Perhaps you can implicate the victim's doctor in your story in addition to an agent that might cause symptomatic anemia.
posted by drpynchon at 5:20 PM on October 25, 2006

I vaguely remember a Law and Order episode in which a mother fed her daughter mercury in order to convince people she had cancer.
posted by scottreynen at 6:25 PM on October 25, 2006

Sorry, that's bogus. First, metallic mercury even when ingested mostly just passes right through.

Second, the symptoms of mercury poisoning don't bear any resemblance to cancer.
posted by Steven C. Den Beste at 8:00 PM on October 25, 2006

I don't suppose it would be a very compelling story if the murderer just convinced the character to take up smoking?
posted by Civil_Disobedient at 9:39 PM on October 25, 2006

Response by poster: Thanks. I was thinking of a plot along the lines of concurrently the victim is ill (cancer, something) and doesn't tell the poisoner that they have an illness. So the posioner thinks they're doing an awesome job because there's no questioning going on.... and so on. Really, it's all about the human dynamics but I thought having something substantial and *real* rather than 'white powder' would help it...
posted by teststrip at 10:18 PM on October 25, 2006

I don't know if this will help, Testrip, but...

What if the poison just gives the character cancer, for real? A fast aggressive cancer would kill someone pretty quickly.

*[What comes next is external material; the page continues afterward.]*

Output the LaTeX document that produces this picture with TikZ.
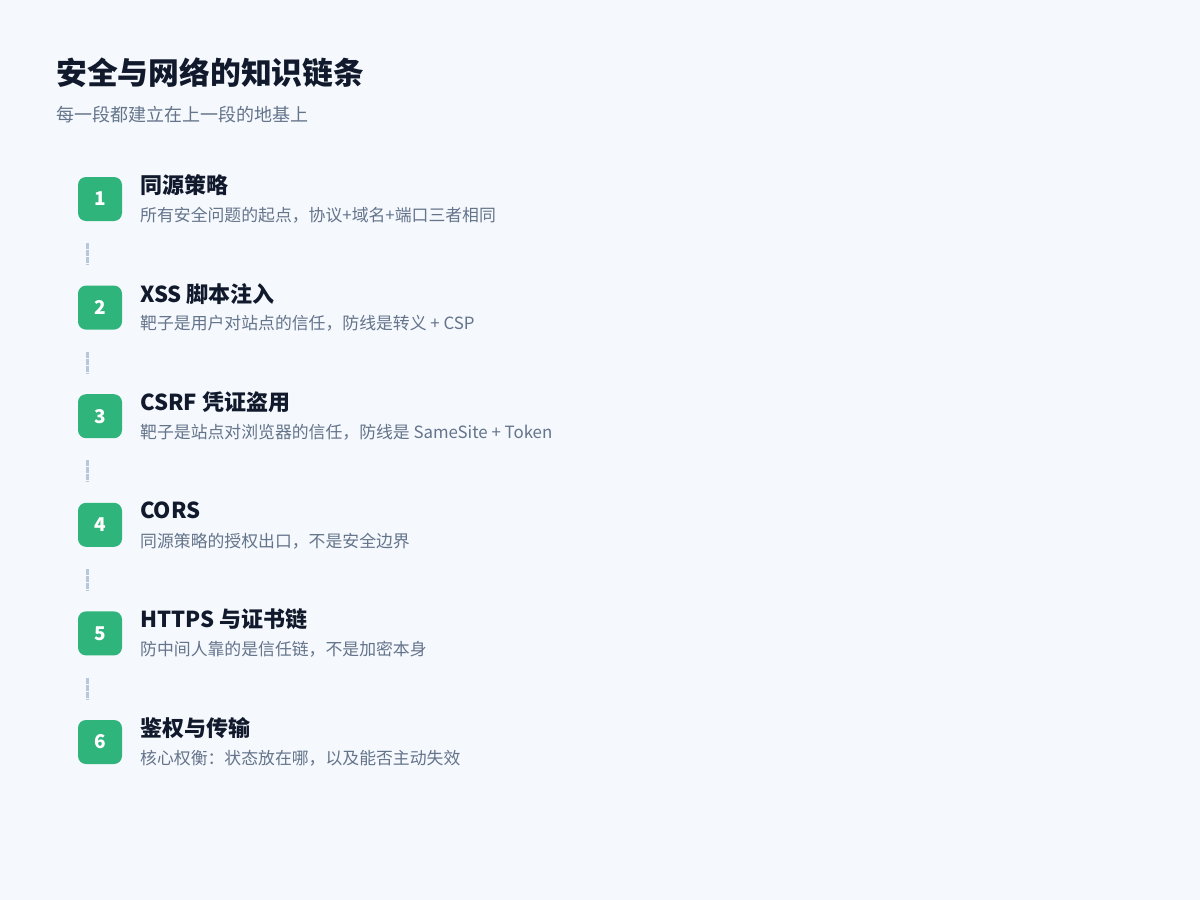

The two methods I would research, if applicable to your story would be;

1. Radioactive poisons - if attainable within your story and possible for your antagonist - things like radioactive waste in the groundwater of a character with a well. Or you could have a character that could have been realistically accidently exposed to a radioactive source that would not readily lead back to the killer...stuff like that.

2. Viral Cancers - although rare, they do exist, like human paploma virus amongst others, and some of them cause very aggressive virulent cancers!